While mixing the comedy and drama that is awkward teenage angst with true horror elements, Mann’s film definitely favors comedy over scares. That isn’t a bad thing by any means, but some viewers think that in order to be classified as horror, a film has to be only scary. Truthfully, this is not one of them, so if you’re looking for a zombie film worth a blood-curdling scream or two, you’re going to be let down. Instead, Detention Of The Dead has honest fun exploiting the hierarchical system of high school, even during the end of days. The nerd is helplessly in love with the cheerleader, but she’s dating the bully who torments him. Meanwhile, the goth chick is in love with the nerd, yet he’s essentially friendzoned her and would rather dream about his unattainable cheerleader. The stoner laughs at the atrocities going on around him, the bully proves his dickish reputation as often as possible, and our jock passes the time by doing dips. It’s like if Glee turned into a horror comedy and instead of singing, they fought for their lives – but still focused on their now meaningless “problems.”
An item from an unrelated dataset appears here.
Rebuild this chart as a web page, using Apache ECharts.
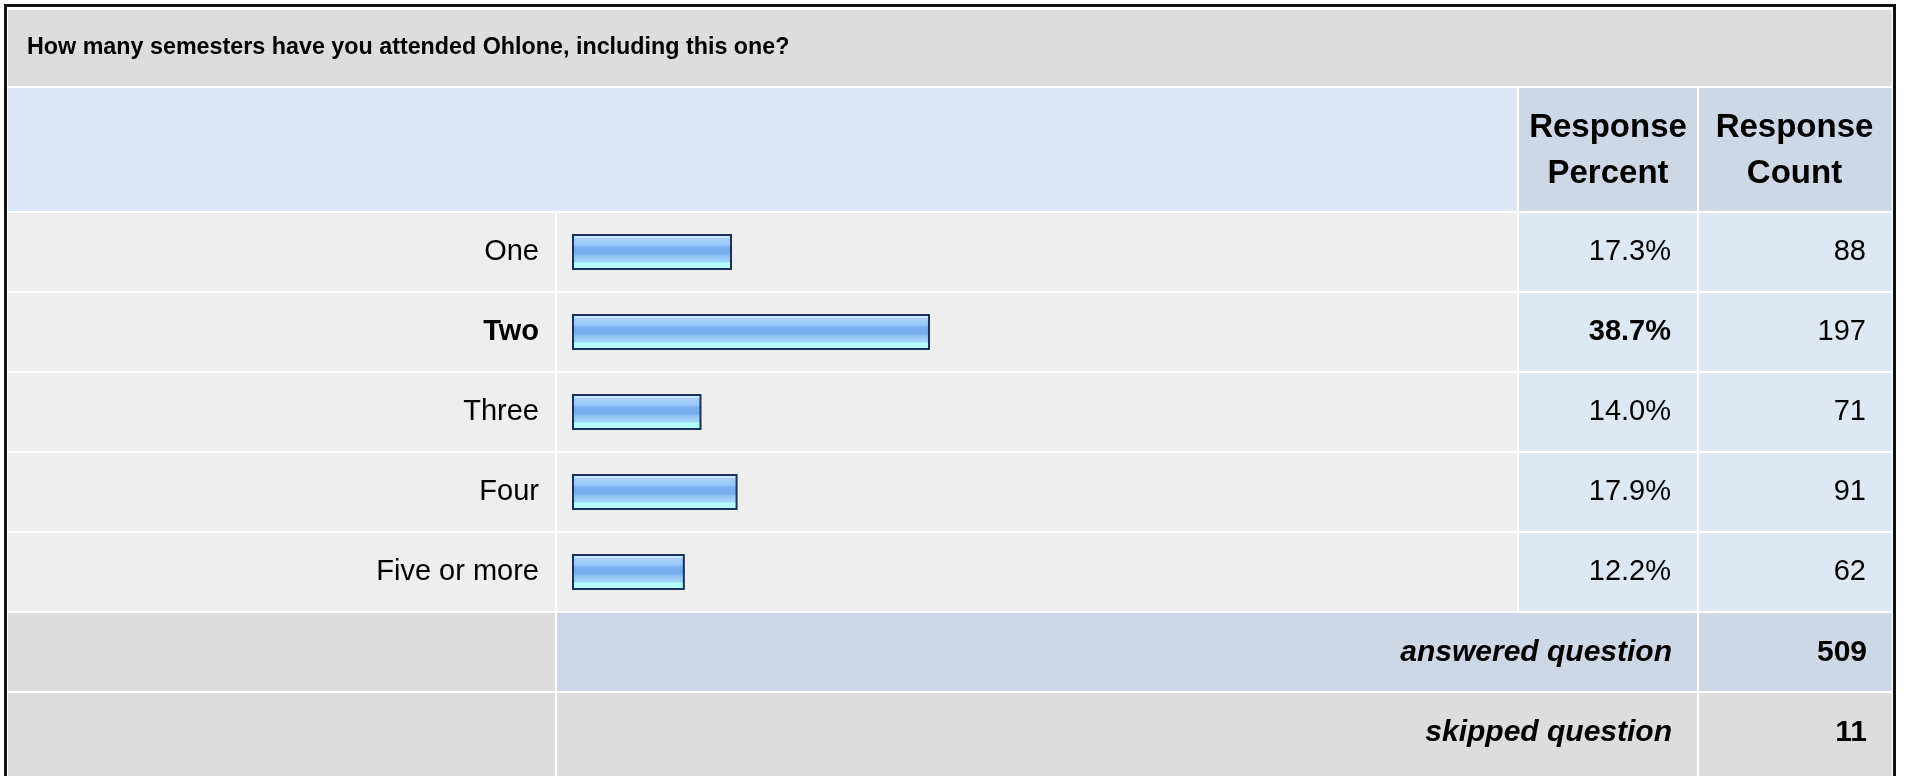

As for our young actors, each one hammed up their character persona to really play up each cliche, but no one had more fun doing so than Justin Chon’s stoner character Ash. He’s the heavy-hitting comedic relief who finds the zombie invasion hilarious, taking nothing serious – which is exemplified by his prioritizing bathroom needs over actual survival. Jacob Zachar, playing geek Eddie, plays a likable main character for our struggling group, while Alexa Nikolas is equally as enjoyable as his sidekick of sorts. Nikolas gets to play the horror obsessed zombie encyclopedia though, which is relatable for a horror movie lover like me. C’mon, I guarantee there isn’t a horror fan out there that hasn’t thought at least once about surviving a zombie attack. Nikolas’ character shows exactly why.
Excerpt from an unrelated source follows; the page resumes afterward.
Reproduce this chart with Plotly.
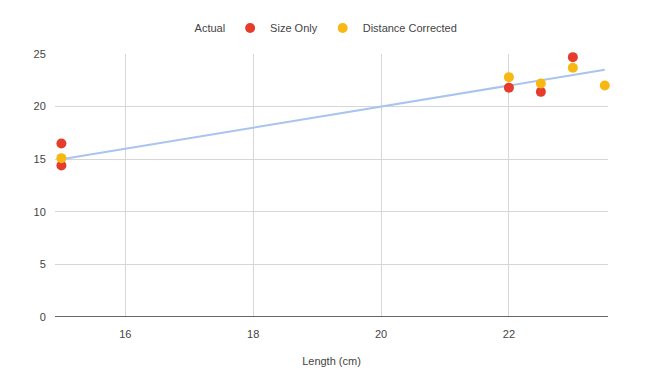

With all that said, Detention Of The Dead isn’t going to be for everyone. Mann’s film is undeniably goofy, doesn’t exactly utilize the most ferocious zombies, carries a maturity level equal to the hormone-driven high school characters, and might be better suited for younger zombie fans. While I was pleasantly surprised by the amount of detailed gore our zombies create, I can see certain viewers growing tired of the high-as-a-kite druggie repeatedly telling characters to “chillax.” If you don’t like light-hearted jabs, coming-of-age quirks, zero atmospheric darkness, societal commentary, and plot material succeeding that probably shouldn’t, then this film might feel like you’re actually stuck in detention, forced to sit silently until the credits roll.
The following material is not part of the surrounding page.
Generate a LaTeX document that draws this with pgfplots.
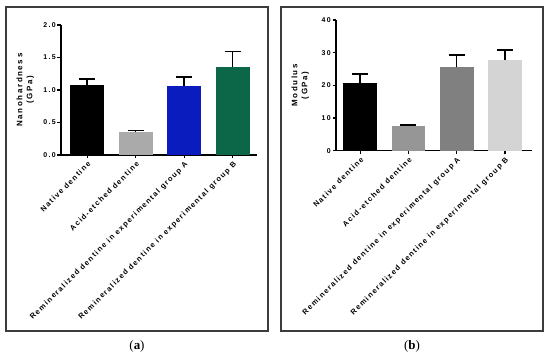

Luckily, I’m not one of those people who can’t stand the above mentioned type of film. Personally, I love horror comedies, I love zombies, and I love high school atmospheres being ravaged by both scenarios. It’s always a blast to see how directors interpret that special period in our lives when every day is a struggle not to make an ass of yourself – except now you’re trying to stay alive as well. Detention Of The Dead sits in the same category as Dance Of The Dead for me, making typically annoying high school stereotypes funny by injecting a little undead danger into the mix. You can only do so much with high school stories, but setting them durning the apocalypse opens doors straight comedies will never know. Professor Mann, this is one class I wouldn’t mind repeating over and over again.